PROBLEM REQUIREMENTS: Copy each line of the records that contains the word "this".

EXTRACTED INFORMATION:
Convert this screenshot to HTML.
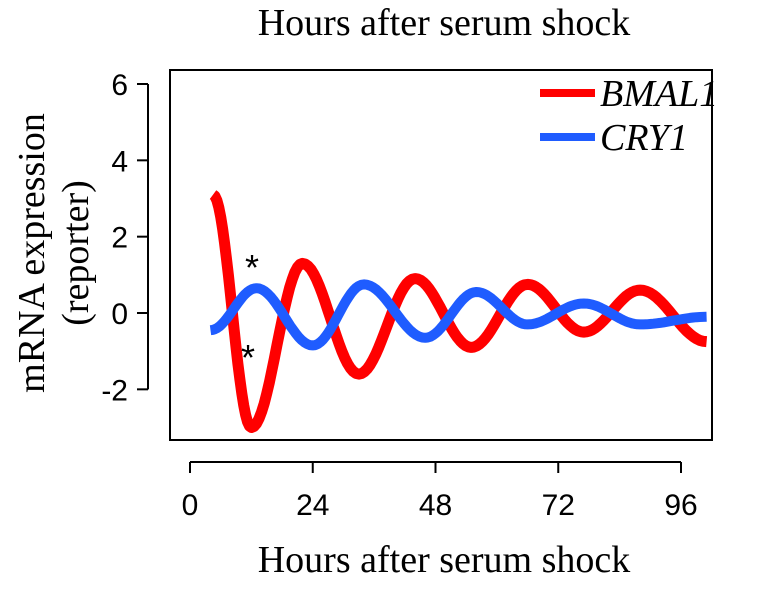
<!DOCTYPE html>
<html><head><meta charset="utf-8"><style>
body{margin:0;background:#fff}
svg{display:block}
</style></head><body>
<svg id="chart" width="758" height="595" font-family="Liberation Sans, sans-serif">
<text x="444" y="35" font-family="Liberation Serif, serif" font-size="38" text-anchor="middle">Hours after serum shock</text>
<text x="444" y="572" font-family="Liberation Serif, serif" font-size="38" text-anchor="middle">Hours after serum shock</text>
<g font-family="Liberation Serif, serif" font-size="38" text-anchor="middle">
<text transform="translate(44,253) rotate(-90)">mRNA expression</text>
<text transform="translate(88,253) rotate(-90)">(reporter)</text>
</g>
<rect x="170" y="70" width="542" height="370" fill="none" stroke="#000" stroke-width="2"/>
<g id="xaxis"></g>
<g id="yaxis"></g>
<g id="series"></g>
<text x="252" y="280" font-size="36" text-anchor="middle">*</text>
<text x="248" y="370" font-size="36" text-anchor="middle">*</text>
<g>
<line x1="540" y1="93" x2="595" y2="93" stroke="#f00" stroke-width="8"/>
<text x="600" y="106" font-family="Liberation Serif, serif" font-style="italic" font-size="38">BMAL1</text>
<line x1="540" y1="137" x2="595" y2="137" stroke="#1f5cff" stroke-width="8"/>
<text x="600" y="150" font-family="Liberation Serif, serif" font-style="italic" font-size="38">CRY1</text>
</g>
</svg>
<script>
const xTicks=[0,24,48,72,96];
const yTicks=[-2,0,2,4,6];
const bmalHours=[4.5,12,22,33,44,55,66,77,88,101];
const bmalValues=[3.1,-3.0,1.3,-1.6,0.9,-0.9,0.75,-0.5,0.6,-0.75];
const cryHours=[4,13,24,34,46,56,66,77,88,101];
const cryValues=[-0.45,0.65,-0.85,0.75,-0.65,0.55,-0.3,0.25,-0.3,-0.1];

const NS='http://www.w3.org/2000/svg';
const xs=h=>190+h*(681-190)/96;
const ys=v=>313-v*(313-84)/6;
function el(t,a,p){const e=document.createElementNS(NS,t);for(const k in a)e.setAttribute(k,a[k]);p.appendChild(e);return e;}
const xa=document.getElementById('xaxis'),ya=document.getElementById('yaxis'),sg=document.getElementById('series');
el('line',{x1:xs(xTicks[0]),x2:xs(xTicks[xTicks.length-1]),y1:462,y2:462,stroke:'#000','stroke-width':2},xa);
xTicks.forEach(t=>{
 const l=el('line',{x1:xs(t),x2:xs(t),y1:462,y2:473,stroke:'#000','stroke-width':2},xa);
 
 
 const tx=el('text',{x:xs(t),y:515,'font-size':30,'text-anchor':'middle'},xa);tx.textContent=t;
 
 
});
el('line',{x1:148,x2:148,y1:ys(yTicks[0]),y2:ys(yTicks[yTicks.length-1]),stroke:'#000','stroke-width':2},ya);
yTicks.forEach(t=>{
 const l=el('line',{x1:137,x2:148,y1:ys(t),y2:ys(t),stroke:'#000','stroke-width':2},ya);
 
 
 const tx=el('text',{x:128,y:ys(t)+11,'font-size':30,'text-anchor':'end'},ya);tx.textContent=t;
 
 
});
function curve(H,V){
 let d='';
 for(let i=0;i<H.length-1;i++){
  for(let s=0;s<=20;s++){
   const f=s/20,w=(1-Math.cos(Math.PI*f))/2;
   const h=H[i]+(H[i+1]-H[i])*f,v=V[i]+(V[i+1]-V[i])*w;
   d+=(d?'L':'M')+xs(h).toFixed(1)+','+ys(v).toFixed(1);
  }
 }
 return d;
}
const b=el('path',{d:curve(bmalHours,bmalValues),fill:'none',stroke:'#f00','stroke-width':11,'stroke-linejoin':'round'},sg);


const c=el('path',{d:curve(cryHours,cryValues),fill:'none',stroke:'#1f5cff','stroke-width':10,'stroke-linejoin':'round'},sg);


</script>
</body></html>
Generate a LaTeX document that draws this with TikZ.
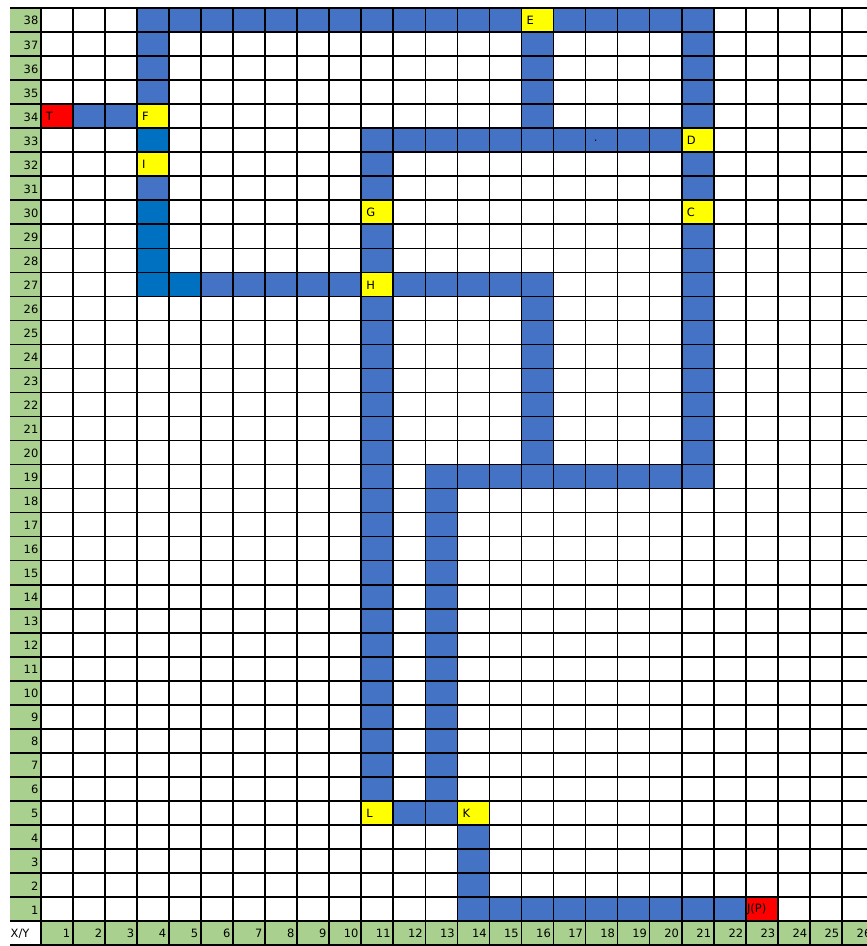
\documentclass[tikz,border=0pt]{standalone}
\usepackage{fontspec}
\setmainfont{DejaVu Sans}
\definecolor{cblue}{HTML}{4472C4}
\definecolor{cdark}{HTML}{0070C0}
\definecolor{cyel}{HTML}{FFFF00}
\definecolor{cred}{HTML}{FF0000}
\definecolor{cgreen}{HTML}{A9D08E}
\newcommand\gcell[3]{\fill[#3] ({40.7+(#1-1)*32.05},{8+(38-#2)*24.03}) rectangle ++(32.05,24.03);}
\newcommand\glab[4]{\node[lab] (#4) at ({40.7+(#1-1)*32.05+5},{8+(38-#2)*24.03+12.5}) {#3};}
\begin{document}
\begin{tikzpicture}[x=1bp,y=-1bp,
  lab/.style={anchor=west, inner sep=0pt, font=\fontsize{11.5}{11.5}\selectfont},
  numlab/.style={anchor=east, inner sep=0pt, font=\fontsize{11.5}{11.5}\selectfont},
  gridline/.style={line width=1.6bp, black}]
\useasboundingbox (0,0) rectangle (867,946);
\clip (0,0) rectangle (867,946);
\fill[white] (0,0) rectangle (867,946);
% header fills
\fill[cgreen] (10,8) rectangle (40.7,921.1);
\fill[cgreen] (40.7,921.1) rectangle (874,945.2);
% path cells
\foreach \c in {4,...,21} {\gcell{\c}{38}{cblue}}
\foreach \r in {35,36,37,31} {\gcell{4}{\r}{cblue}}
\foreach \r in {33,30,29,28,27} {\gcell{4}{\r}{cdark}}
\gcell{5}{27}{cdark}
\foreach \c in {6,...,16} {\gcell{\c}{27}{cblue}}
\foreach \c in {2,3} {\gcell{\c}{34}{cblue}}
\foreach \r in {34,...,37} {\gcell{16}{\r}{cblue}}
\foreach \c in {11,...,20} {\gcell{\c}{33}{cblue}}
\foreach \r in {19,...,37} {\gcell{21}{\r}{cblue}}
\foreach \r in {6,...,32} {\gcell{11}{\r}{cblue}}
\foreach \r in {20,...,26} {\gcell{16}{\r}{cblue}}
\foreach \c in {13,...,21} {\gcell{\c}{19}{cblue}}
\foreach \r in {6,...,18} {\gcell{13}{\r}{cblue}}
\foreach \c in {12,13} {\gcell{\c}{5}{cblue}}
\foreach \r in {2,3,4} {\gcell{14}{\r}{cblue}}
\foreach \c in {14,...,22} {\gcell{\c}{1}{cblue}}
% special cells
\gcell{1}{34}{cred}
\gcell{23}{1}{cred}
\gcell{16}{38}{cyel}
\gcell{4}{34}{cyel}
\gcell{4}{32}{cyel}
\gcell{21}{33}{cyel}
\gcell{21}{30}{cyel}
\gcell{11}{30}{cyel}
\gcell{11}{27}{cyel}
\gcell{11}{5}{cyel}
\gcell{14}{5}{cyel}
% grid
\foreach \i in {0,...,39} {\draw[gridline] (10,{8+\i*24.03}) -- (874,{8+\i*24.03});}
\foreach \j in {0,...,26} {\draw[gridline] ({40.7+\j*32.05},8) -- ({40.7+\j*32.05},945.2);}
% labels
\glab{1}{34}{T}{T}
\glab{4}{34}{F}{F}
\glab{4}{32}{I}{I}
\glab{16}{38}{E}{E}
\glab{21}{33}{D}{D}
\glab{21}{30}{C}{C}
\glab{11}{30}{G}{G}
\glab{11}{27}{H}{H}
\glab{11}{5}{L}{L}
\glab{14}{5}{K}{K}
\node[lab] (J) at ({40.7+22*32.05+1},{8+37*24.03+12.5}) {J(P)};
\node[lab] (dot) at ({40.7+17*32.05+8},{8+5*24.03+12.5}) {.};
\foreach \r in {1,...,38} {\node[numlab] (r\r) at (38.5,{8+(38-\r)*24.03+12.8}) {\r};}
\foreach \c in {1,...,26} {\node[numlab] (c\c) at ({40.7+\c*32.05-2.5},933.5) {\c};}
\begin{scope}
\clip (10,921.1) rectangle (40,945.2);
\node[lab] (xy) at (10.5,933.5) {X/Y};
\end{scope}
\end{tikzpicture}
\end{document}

EXERCISE OUTPUT:
Convert this screenshot to HTML.
Generate a LaTeX document that draws this with TikZ.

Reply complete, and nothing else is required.